There are two relevant issues from a EU consumer contract law perspective: first, whether there is inertia selling in the case of lack of individual request of energy supply; second, whether the co-owners of a building are consumers. Moreover, from a EU consumer energy law perspective, the case determines whether the bills for the consumption of thermal energy can be calculated in proportion to the heated volume of each owner’s apartment. This case is also interesting because it addresses the relationship between EU consumer law and national contract law.

CJEU’s decision

The CJEU started by determining the applicability of the Consumer Rights Directive. In this case, there is a contract concluded between the thermal energy providers and, according to Bulgarian law, the owners of a building in co-ownership. The question was whether the owners of the building can be considered consumers. Following AG Saugmandsgaard Øe’s opinion, the CJEU answered this question in a brief and evident manner: as long as the owners are not involved in commercial or professional activities, they are consumers within the meaning of Article 2(1) of the Consumer Rights Directive.

Then, the CJEU dealt with inertia selling. Inertia selling has been defined in the CJEU’s case law as a ‘conduct whereby the trader demands payment from a consumer for a product or service which has been provided to that consumer without the consumer soliciting it’ (Wind Tre and Vodafone Italia, C‑54/17 and C‑55/17). Inertia selling is considered an unfair commercial practice under Article 5 and under point 29 of Annex I of the Unfair Commercial Practices Directive. In addition, inertia selling is prohibited by Article 27 of the Consumer Rights Directive. The notion of inertia selling revolves around the concept of solicitation as the act of asking for a service or a good to be provided to the consumer. Therefore, to discuss whether this is a case of inertia selling, the CJEU had to discuss the notion of consent. In fact, the question is whether Mr and Mrs Dimitrova consented to the contract, considering that they did not individually agree to it, but that the majority of co-owners as a group decided it. In other words, when can we consider that a consumer ‘solicited’ a service?

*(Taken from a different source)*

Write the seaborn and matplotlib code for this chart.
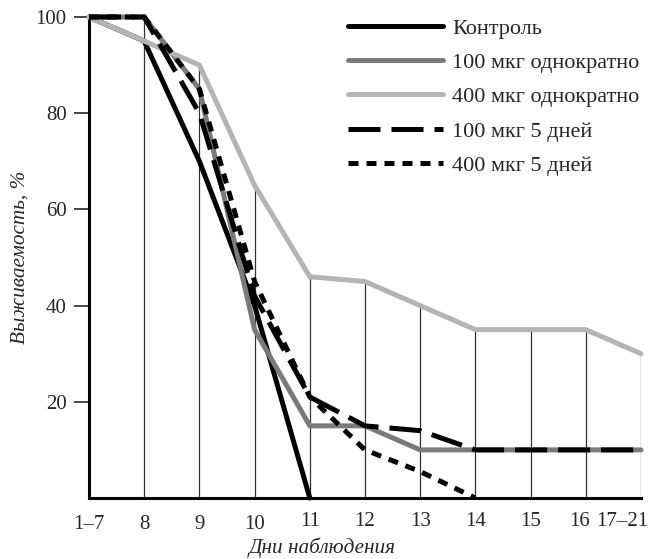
import numpy as np
import pandas as pd
import seaborn as sns
import matplotlib.pyplot as plt
from matplotlib.transforms import ScaledTranslation

# дни наблюдения
days = ["1\u20137", "8", "9", "10", "11", "12", "13", "14", "15", "16", "17\u201321"]

# выживаемость, %
control = [100, 95, 70, 40, 0]
once_100 = [100, 100, 85, 35, 15, 15, 10, 10, 10, 10, 10]
once_400 = [100, 95, 90, 65, 46, 45, 40, 35, 35, 35, 30]
days5_100 = [100, 100, 80, 42, 21, 15, 14, 10, 10, 10, 10]
days5_400 = [100, 100, 85, 45, 21, 10, 5.5, 0]

names = ["Контроль", "100 мкг однократно", "400 мкг однократно",
         "100 мкг 5 дней", "400 мкг 5 дней"]
series = [control, once_100, once_400, days5_100, days5_400]

sns.set_style("white")
plt.rcParams['font.family'] = ['Liberation Serif', 'DejaVu Serif']

fig = plt.figure(figsize=(6.57, 5.59), dpi=100)
ax = fig.add_axes([89 / 657, 1 - 498 / 559, (641 - 89) / 657, (498 - 17) / 559])

# тонкие вертикальные линии до верхней кривой
x_all = np.arange(len(days))
tops = pd.DataFrame({n: pd.Series(s) for n, s in zip(names, series)}).max(axis=1)
ax.vlines(x_all[1:], 0, tops.values[1:], color="#333333", lw=0.9, zorder=1)

styles = [
    dict(color="black", linestyle="-"),
    dict(color="#7a7a7a", linestyle="-"),
    dict(color="#b2b4b6", linestyle="-"),
    dict(color="black", linestyle=(0, (6.4, 2.2))),
    dict(color="black", linestyle=(0, (2.0, 1.6))),
]
for n, s, st in zip(names, series, styles):
    sns.lineplot(x=x_all[:len(s)], y=s, ax=ax, label=n, lw=3.6,
                 clip_on=False, zorder=3, **st)

ax.set_xlim(0, len(days) - 1)
ax.set_ylim(0, 100)
ax.set_xticks(x_all)
ax.set_xticklabels(days)
ax.set_yticks([20, 40, 60, 80, 100])
ax.tick_params(axis="x", length=0, pad=10, labelsize=15)
ax.tick_params(axis="y", length=11, width=1.2, pad=5, labelsize=15,
               direction="out", left=True)

# подписи последних дней немного сдвинуты влево, первые - чуть ниже
xt = ax.get_xticklabels()
shifts = {9: (-6, 0), 10: (-19, 0)}
for i, lab in enumerate(xt):
    dx, dy = shifts.get(i, (0, 0))
    if i <= 3:
        dy = -3
    lab.set_transform(lab.get_transform() +
                      ScaledTranslation(dx / 100, dy / 100, fig.dpi_scale_trans))

for side in ["top", "right"]:
    ax.spines[side].set_visible(False)
for side in ["left", "bottom"]:
    ax.spines[side].set_color("black")
    ax.spines[side].set_linewidth(2.2)

ax.set_xlabel("Дни наблюдения", fontsize=15.3, style="italic")
ax.xaxis.set_label_coords((322 - 89) / 552, -(538 - 498) / 481)
ax.set_ylabel("Выживаемость, %", fontsize=15.3, style="italic")
ax.yaxis.set_label_coords(-(89 - 30) / 552, 0.5)

ax.legend(loc="upper left", bbox_to_anchor=(348 / 657, 1 - 18 / 559),
          bbox_transform=fig.transFigure, frameon=False, fontsize=16,
          handlelength=4.28, handletextpad=0.4, labelspacing=0.62,
          borderpad=0, borderaxespad=0)

fig.savefig("out.png", dpi=100)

The CJEU highlighted that aspects regarding consent and the formation of the contract are determined by national law, as is acknowledged by Recital 14 and Article 3(5) of the Consumer Rights Directive. Bulgarian energy law provides that the energy installations in a building in co-ownership follow from the written consent of (at least) two-thirds of the owners of the building. Therefore, the energy service appears to also have been solicited by the co-owners in question, since the rules on contractual consent are defined by national legislation. Article 27 of the Consumer Rights Directive states that ‘the absence of a response from the consumer following such an unsolicited supply or provision shall not constitute consent’. Taking Bulgarian law into account, the CJEU determined there was no unsolicited supply of thermal energy in the terms of Article 27 of the Consumer Rights Directive. It is noteworthy that, as the Court implied, the consent necessary to have a ‘solicited’ energy supply can be found in the co-owners’ agreement to be subject ‘to all (…) the decisions adopted by the general meeting of the owners of property in that building’. As a consequence, the CJEU concluded that the Consumer Rights Directive and the Unfair Commercial Practices Directive do not preclude a national law that requires co-owners to pay for energy bills regarding a contract that they did not individually request (and did not use). The take-home message is that the mere lack of individual consent for the supply of a service does not automatically mean that there will be inertia selling under EU consumer law.


Finally, the defendants claimed that to calculate the bills for consumption of thermal energy proportionally to the heated volume of the apartment instead of based on actual consumption goes against Directive 2006/32 and Directive 2012/27. However, both the AG and the CJEU concluded that a law that allows for such a method of bill calculation does not violate EU law, considering that the above-mentioned Directives give the Member States a wide discretion in what concerns the calculation method for billing for thermal energy consumption in buildings in co-ownership.